Est-ce qu’il suffira qu’il est voté pour l’adoption du le projet de plan pluriannuel de travaux et du DPE Collectif sachant que ces derniers ne seront obligatoires en fonction du nombre de lots entre 2023 et 2026.
Ou devra-t-il avoir voté également pour le plan ou un Contrat de performance énergétique le cas échéant.
Ou devra-t-il avoir voté également pour les travaux prévus dans ce plan.
Le calendrier sera-t-il bientôt assoupli ?
« Sortir du marché de la location les appartements classés G, c’est réduire l’offre pour les plus modestes. Ceux qui vont en payer le prix, ce sont ceux qui ont besoin de logements peu chers. C’est une impasse pour les plus modestes » a plaidé Edouard Philippe, l’ancien premier ministre.
Également, le Ministre Bruno Lemaire avait annoncé, avant de rétropédaler :
» à titre personnel, je suis très favorable au fait de reporter l’interdiction de louer les passoires thermiques, disait-il alors.

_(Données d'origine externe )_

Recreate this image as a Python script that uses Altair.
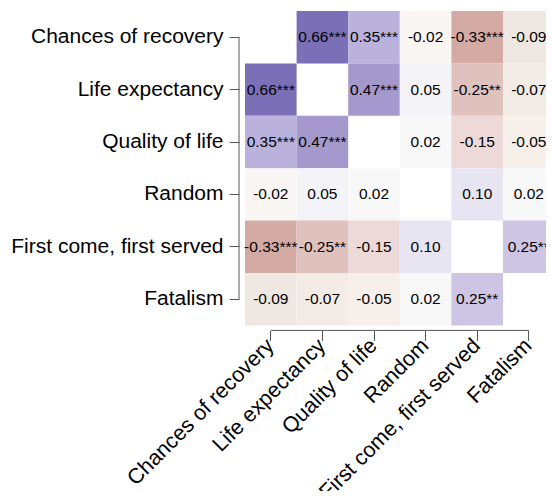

Je considère que tout ce qui a été décidé avant la hausse des taux (d’intérêt) mérite d’être regardé à nouveau à l’aune de cette crise ».
Cependant ce dernier n’écoutant que son courage est revenu sur cette parole en indiquant :
» Je ne veux pas qu’on doute de l’engagement total du ministère de l’économie et des finances sur la transition écologique », a-t-il martelé dans la matinée à Bercy, lors de la présentation à la presse du projet de loi de Finances pour 2024. De ce fait, » il n’est pas question de modifier le calendrier tel qu’il a été déterminé ».
Régulièrement, il est rappelé d’un côté qu’on ne peut négocier avec ces exigences car on ne peut négocier avec le climat et de l’autre, que la crise sociale consécutive à la crise du logement est pour demain.